A record 98 underclassmen declared for the 2014 NFL Draft, breaking last year’s record of 73.
The long list of redshirt sophomores and juniors who’ve declared have made this one of the deepest draft classes in recent memory.
Consider this, of the 26 prospects that have graded out to a 90 or above by ESPN, 15 are underclassmen.
“I think the dynamic has changed somewhat in the colleges,” Detroit Lions general manager Martin Mayhew said. “You know, you see, as you said, a lot more players coming out. I think there’s a tipping point though I don’t know if we’ve reached it yet or not, but I think at some point some of these guys that are coming out that are getting mid-round grades coming out are going to have second thoughts about that.”
The numbers say different, however. The amount of underclassmen declaring for the draft has increased each of the last six seasons.
The shear number of them in this year’s draft means coaches, scouts and front office personnel have been busy doing their homework over the last couple months. Teams don’t have a lot of data on underclassmen before they declare. It’s a process going through the film, interviewing the players, getting into their background and judging their character.
“I’ve said it, this is the best draft – I’ve been doing this for 30 years, and this is the deepest draft that I’ve ever seen,” Pittsburgh Steelers general manager Kevin Colbert said at the NFL Scouting Combine. “The juniors added into it make it a very talented group.

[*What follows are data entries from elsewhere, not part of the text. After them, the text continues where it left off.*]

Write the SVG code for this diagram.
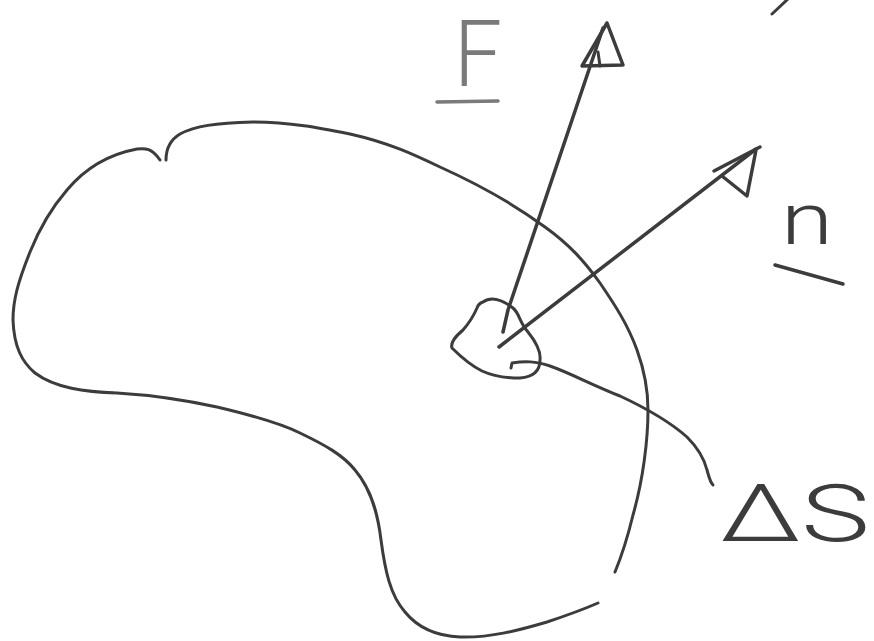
<svg xmlns="http://www.w3.org/2000/svg" width="874" height="641" viewBox="0 0 874 641">
<style>
.ink{fill:none;stroke:#3c3c3c;stroke-width:3;stroke-linecap:round;stroke-linejoin:round}
.thick{stroke-width:3.5}
.lbl{font-family:Roboto,"Liberation Sans",Arial,sans-serif;font-weight:300;fill:#3c3c3c}
.grey{fill:#7a7a7a}
.greyln{fill:none;stroke:#7a7a7a;stroke-width:3.5;stroke-linecap:round}
</style>
<rect width="874" height="641" fill="#ffffff"/>
<g id="body">
<path class="ink" d="M160,160 C152,148 145,148 137,149 C105,155 82,172 67,190 C48,212 38,232 30,252 C18,282 13,300 13,320 C14,347 22,362 35,373 C55,388 85,392 117,393 C150,395 185,400 217,407 C255,416 280,423 300,433 C325,445 343,455 355,470 C372,490 378,515 381,540 C385,570 390,595 405,612 C418,628 435,636 460,637 C490,638 520,630 547,622 C565,616 582,610 598,603"/>
<path class="ink" d="M166,160 C166,148 170,140 180,134 C195,126 215,123 253,122 C290,122 320,128 350,134 C390,143 415,155 440,167 C480,185 515,205 545,227 C570,245 585,262 600,283 C615,305 628,325 637,350 C645,372 648,395 648,410 C648,440 643,480 633,515 C627,540 622,555 615,572"/>
</g>
<g id="patch">
<path class="ink" d="M483,302 C490,297 500,298 513,308 C520,314 519,322 528,332 C536,342 541,352 540,360 C540,372 532,377 520,378 C508,378 495,377 482,371 C470,365 460,356 452,348 C450,342 456,336 463,330 C470,322 474,315 477,308 C478,305 480,303 483,302 Z"/>
</g>
<g id="connectors">
<g id="arrow-F">
<path class="ink thick" d="M503,332 L508,310 L603,28"/>
<path class="ink thick" d="M607,23 L582,66 L623,65 Z"/>
<path class="ink" d="M598,52 L600,66"/>
</g>
<g id="arrow-n">
<path class="ink thick" d="M499,347 L756,149"/>
<path class="ink thick" d="M714,171 L760,147 M756,150 L747,196 L722,176"/>
</g>
<g id="leader-dS">
<path class="ink" d="M511,368 L512,363 C525,361 535,361 550,366 C570,373 590,384 620,396 C650,410 670,422 687,437 C700,450 705,462 707,470 C709,477 710,482 713,485"/>
</g>
<path class="ink" d="M772,14 L788,-1"/>
</g>
<g id="label-F">
<text class="lbl grey" x="454" y="86" font-size="92" textLength="48" lengthAdjust="spacingAndGlyphs">F</text>
<line class="greyln" x1="437" y1="102" x2="498" y2="101"/>
</g>
<g id="label-n">
<text class="lbl" x="781" y="244" font-size="72" textLength="52" lengthAdjust="spacingAndGlyphs">n</text>
<line class="ink thick" x1="775" y1="265" x2="843" y2="284"/>
</g>
<g id="label-dS">
<text class="lbl" x="720" y="541" font-size="80" textLength="150" lengthAdjust="spacingAndGlyphs">ΔS</text>
</g>
</svg>
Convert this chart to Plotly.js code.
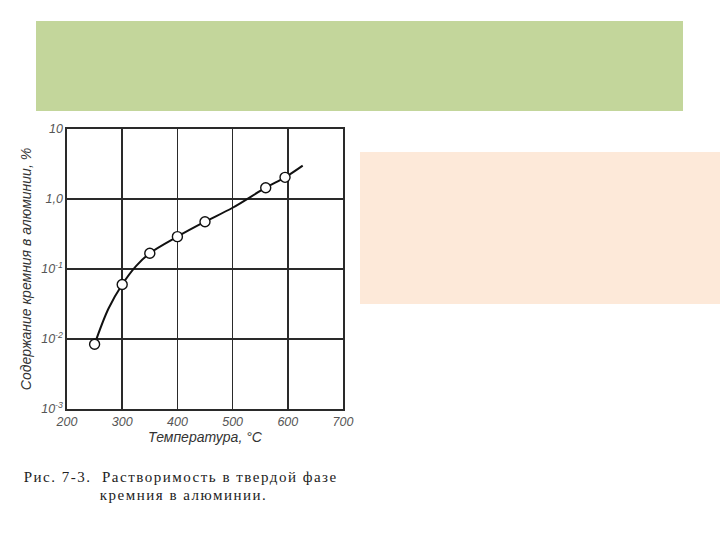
<!DOCTYPE html>
<html>
<head>
<meta charset="utf-8">
<script src="https://cdn.plot.ly/plotly-3.0.1.min.js"></script>
<style>
html,body{margin:0;padding:0;background:#fff;}
#chart{width:720px;height:540px;}
#chart .annotation-text{letter-spacing:1.5px;}
</style>
</head>
<body>
<div id="chart"></div>
<script>
// Measured points: temperature (°C) and Si solubility in Al (%)
const temps = [250, 300, 350, 400, 450, 560, 595];
const solubility = [0.0084, 0.060, 0.168, 0.29, 0.474, 1.45, 2.04];
// Smooth drawn curve (through points, extended to ~627 °C)
const curveT = [250, 275, 300, 325, 350, 400, 450, 500, 560, 595, 627];
const curveS = [0.0084, 0.027, 0.060, 0.11, 0.168, 0.29, 0.474, 0.75, 1.45, 2.04, 3.0];
// Axis ticks
const xTicks = [200, 300, 400, 500, 600, 700];
const yTickVals = [0.001, 0.01, 0.1, 1, 10];
const yTickText = ["10<sup>-3</sup>", "10<sup>-2</sup>", "10<sup>-1</sup>", "1,0", "10"];
// Caption lines
const captionLines = ["Рис. 7-3.  Растворимость в твердой фазе", "кремния в алюминии."];

const tickFont = {family: "Liberation Sans, Arial, sans-serif", size: 12.5, color: "#555", style: "italic"};
const titleFont = {family: "Liberation Sans, Arial, sans-serif", size: 14, color: "#333", style: "italic"};
const capFont = {family: "Liberation Serif, DejaVu Serif, serif", size: 15, color: "#222"};

const traces = [
  {x: curveT, y: curveS, type: "scatter", mode: "lines",
   line: {color: "#111", width: 2, shape: "spline", smoothing: 1}, hoverinfo: "skip", showlegend: false},
  {x: temps, y: solubility, type: "scatter", mode: "markers",
   marker: {symbol: "circle", size: 10, color: "#fff", line: {color: "#111", width: 1.4}}, showlegend: false}
];

const layout = {
  width: 720, height: 540,
  margin: {l: 67, r: 377, t: 129, b: 131},
  paper_bgcolor: "#fff", plot_bgcolor: "#fff",
  showlegend: false,
  xaxis: {
    range: [200, 700], tickvals: xTicks, ticktext: xTicks.map(String),
    showgrid: true, gridcolor: "#2a2a2a", gridwidth: 1.6,
    zeroline: false, showline: true, linecolor: "#2a2a2a", linewidth: 1.6, mirror: true,
    ticks: "", tickfont: tickFont,
    title: {text: "Температура, °С", font: titleFont, standoff: 4}
  },
  yaxis: {
    type: "log", range: [-3, 1], tickvals: yTickVals, ticktext: yTickText,
    showgrid: true, gridcolor: "#2a2a2a", gridwidth: 1.6,
    zeroline: false, showline: true, linecolor: "#2a2a2a", linewidth: 1.6, mirror: true,
    ticks: "", tickfont: tickFont,
    title: {text: "Содержание кремния в алюминии, %", font: titleFont, standoff: 6}
  },
  shapes: [
    {type: "rect", xref: "paper", yref: "paper", x0: -0.1123, x1: 2.2319, y0: 1.0643, y1: 1.3857,
     fillcolor: "#c3d69b", line: {width: 0}, layer: "below"},
    {type: "rect", xref: "paper", yref: "paper", x0: 1.0616, x1: 2.3659, y0: 0.375, y1: 0.9179,
     fillcolor: "#fde9d9", line: {width: 0}, layer: "below"}
  ],
  annotations: [
    {xref: "paper", yref: "paper", x: 0.413, y: -0.2411, xanchor: "center", yanchor: "middle", showarrow: false,
     text: captionLines[0], font: capFont},
    {xref: "paper", yref: "paper", x: 0.422, y: -0.3054, xanchor: "center", yanchor: "middle", showarrow: false,
     text: captionLines[1], font: capFont}
  ]
};

Plotly.newPlot("chart", traces, layout, {displayModeBar: false, staticPlot: true});
</script>
</body>
</html>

“But the one thing that we talk about with these juniors, or any of the underclassmen, the redshirt sophomores, we are very cautiously optimistic about their emotional and physical readiness for this.
“This is a huge jump. Even though it’s a more talented group, or the most talented group that I have seen, I am also worried that it’s probably the most immature group. We have to be prepared for more player development type of programs or maybe enhancing your player development to get the most out of these younger players.”
The Lions have dealt with character issue from past draft classes and are trying to stay clear of some of those mistakes moving forward.
“Any time you are talking about juniors (maturity) is a concern,” Tennessee Titans general manager Ruston Webster said at the Combine. “Young players, players that may only be 21 or whatever.
“So we have to do our research and any of those guys that we draft, we have to feel good about, that they’re mature enough that they’ll be able to come in and handle playing on an NFL team, being in an NFL city, and being high profile.”
Like the Steelers, Titans and 29 other teams in the league, the Lions have been busy doing their research on a deep and talented underclassmen group.